In line with talks that have been ongoing for months, however, the most sensitive issue remains the sending of troops to Ukraine. According to some estimates, tens of thousands of soldiers (in the order of 30-40 thousand at least) would be necessary to protect an eventual truce, who should remain stationed in Ukraine in the medium to long term and be ready to intervene promptly if needed.
At present, however, only France seems willing to deploy its troops to Ukraine. Among the other European military powers, Italy ruled out the option some time ago (unless it is part of a UN framework). In Germany, the discussion is heated (in any case, the Bundeswehr is
far from being in good shape). Even the United Kingdom is reportedly reconsidering the deployment of troops, which seemed certain until recently. Poland, one of Kyiv’s staunchest allies, has no intention to weaken its eastern border with Belarus and the Russian exclave of Kaliningrad.

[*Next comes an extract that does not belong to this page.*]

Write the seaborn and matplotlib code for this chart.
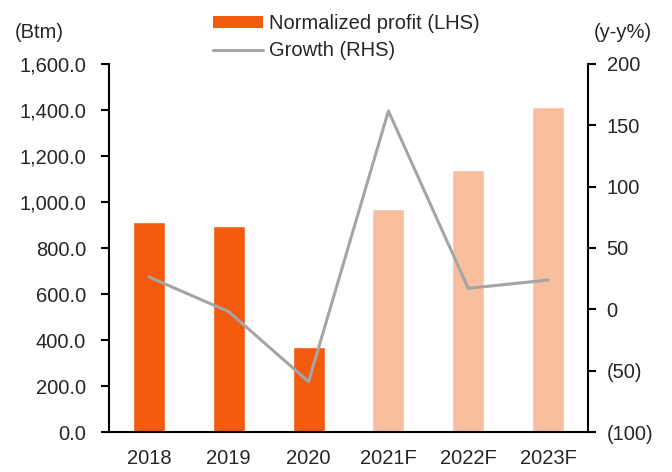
import matplotlib
matplotlib.use("Agg")
import matplotlib.pyplot as plt
import seaborn as sns
import numpy as np
from matplotlib.patches import Patch
from matplotlib.lines import Line2D
from matplotlib.ticker import FuncFormatter, FixedLocator

years = ["2018", "2019", "2020", "2021F", "2022F", "2023F"]
profit = [911, 895, 368, 970, 1139, 1413]
growth = [26.4, -1.9, -59.0, 161.7, 17.1, 23.9]

dark = "#F25A0D"
light = "#F9BE9E"
bar_colors = [dark, dark, dark, light, light, light]

sns.set_style("white")
plt.rcParams["font.family"] = ["Liberation Sans", "DejaVu Sans"]
plt.rcParams["font.size"] = 14.5

fig = plt.figure(figsize=(6.72, 4.72), dpi=100)
ax = fig.add_axes([109 / 672, 40 / 472, 479 / 672, 368 / 472])

sns.barplot(x=years, y=profit, hue=years, palette=bar_colors, legend=False,
            width=0.4, saturation=1, ax=ax)
ax.set_ylim(0, 1600)
ax.set_yticks(np.arange(0, 1601, 200))
ax.yaxis.set_major_formatter(FuncFormatter(lambda v, p: f"{v:,.1f}"))
ax.set_xlim(-0.5, 5.5)

# ticks at category boundaries, labels at centres
ax.xaxis.set_major_locator(FixedLocator(np.arange(-0.5, 6, 1)))
ax.xaxis.set_minor_locator(FixedLocator(np.arange(0, 6)))
ax.set_xticklabels([], minor=False)
ax.set_xticklabels(years, minor=True)
ax.tick_params(axis="x", which="major", direction="out", length=4.5, width=1.5, color="black")
ax.tick_params(axis="x", which="minor", length=0, pad=12.5, labelsize=14.5)
ax.tick_params(axis="y", direction="out", length=5.5, width=1.5, color="black",
               pad=11, labelsize=14.5)

ax2 = ax.twinx()
sns.lineplot(x=np.arange(len(years)), y=growth, color="#A5A5A5", linewidth=2.2, ax=ax2)
ax2.set_ylim(-100, 200)
ax2.set_yticks(np.arange(-100, 201, 50))
ax2.yaxis.set_major_formatter(FuncFormatter(lambda v, p: f"({abs(v):.0f})" if v < 0 else f"{v:.0f}"))
ax2.tick_params(axis="y", direction="out", length=5.5, width=1.5, color="black",
                pad=8, labelsize=14.5)
ax2.set_xlim(-0.5, 5.5)

for a in (ax, ax2):
    a.spines["top"].set_visible(False)
    for s in ("left", "right", "bottom"):
        a.spines[s].set_color("black")
        a.spines[s].set_linewidth(1.5)
ax.spines["right"].set_visible(False)
ax2.spines["left"].set_visible(False)
ax2.spines["bottom"].set_visible(False)

fig.text(15 / 672, 1 - 32 / 472, "(Btm)", va="center", ha="left", fontsize=14.5)
fig.text(652 / 672, 1 - 32 / 472, "(y-y%)", va="center", ha="right", fontsize=14.5)

handles = [Patch(facecolor=dark, edgecolor="none"),
           Line2D([0], [0], color="#A5A5A5", linewidth=2.2)]
fig.legend(handles, ["Normalized profit (LHS)", "Growth (RHS)"],
           loc="upper left", bbox_to_anchor=(195 / 672, 1.008), frameon=False,
           handlelength=2.5, handleheight=0.55, handletextpad=0.25, labelspacing=0.4,
           fontsize=14.5)

fig.savefig("out.png", dpi=100)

Indeed, everyone agrees that the Ukrainian army is the crucial “front line” to repel a potential new aggression. It is the objective of Western military and financial aid. In three and a half years of war, Kyiv’s armed forces have significantly increased their preparedness while the domestic weapons industry has made substantial progress, as demonstrated by the new Flamingo ballistic missile with a range of 3,000 kilometers.
However, it is precisely on the issue of an international “reassurance force” that risks blocking everything, since the Kremlin is clearly opposed to the presence of Alliance troops in Ukraine. Russia’s Foreign Minister, Sergei Lavrov, has stated in recent days that Moscow wants to be consulted in the definition of security guarantees for Kyiv, and has even gone so far as to suggest that the permanent members of the UN Security Council, including China and Russia, should be among the guarantors of peace.
Speaking of the Kremlin, the precise demands made by Vladimir Putin during his face-to-face meeting in Anchorage, Alaska, on 15 August are also circulating these hours. To end its aggression, Moscow demands that Kyiv definitively relinquish Crimea and the entire Donbas to the Federation (the latter, made up of the oblasts of Donetsk and Luhansk, only partially occupied by the Russians), renounce forever its entry into NATO, maintain a status of permanent neutrality, and not host Western troops on its territory.

It is difficult for the Ukrainian leadership to accept all of Putin’s wishes, even if he has also diminished his ambitions since last year. At the time, he also wanted the oblasts of Kherson and Zaporizhzhia (also partially occupied and, like Donetsk and Luhansk, unilaterally annexed in a farce referendum in September 2022). Now, the Tsar would be willing to “freeze” the front in these two regions along today’s line of contact and withdraw his troops from certain areas around Kharkiv, Sumy, and Dnipropetrovsk.
While it is foreseeable that Kyiv will not join the Alliance in the immediate future (given the opposition of several members, starting with the US), Zelensky has made it clear that any territorial concession would need to be discussed at the highest level between him and Putin. For days, there has been talk of a possible bilateral meeting between the leaders of the belligerent countries, following which there would be a trilateral meeting with Trump to reach a comprehensive peace agreement. So far, the three rounds of talks between Russia and Ukraine have not led to any progress in this regard.
For his part, in the past few hours, Lavrov has tempered expectations, warning that a similar outcome would require meticulous preparation and reiterating doubts about the legitimacy of the Ukrainian president, whose term in office expired in May 2024 (the martial law in force in the country, however, prevents holding new elections). Moscow, in short, is in no hurry and can afford to mock the US president and his sense of grandiosity a little longer.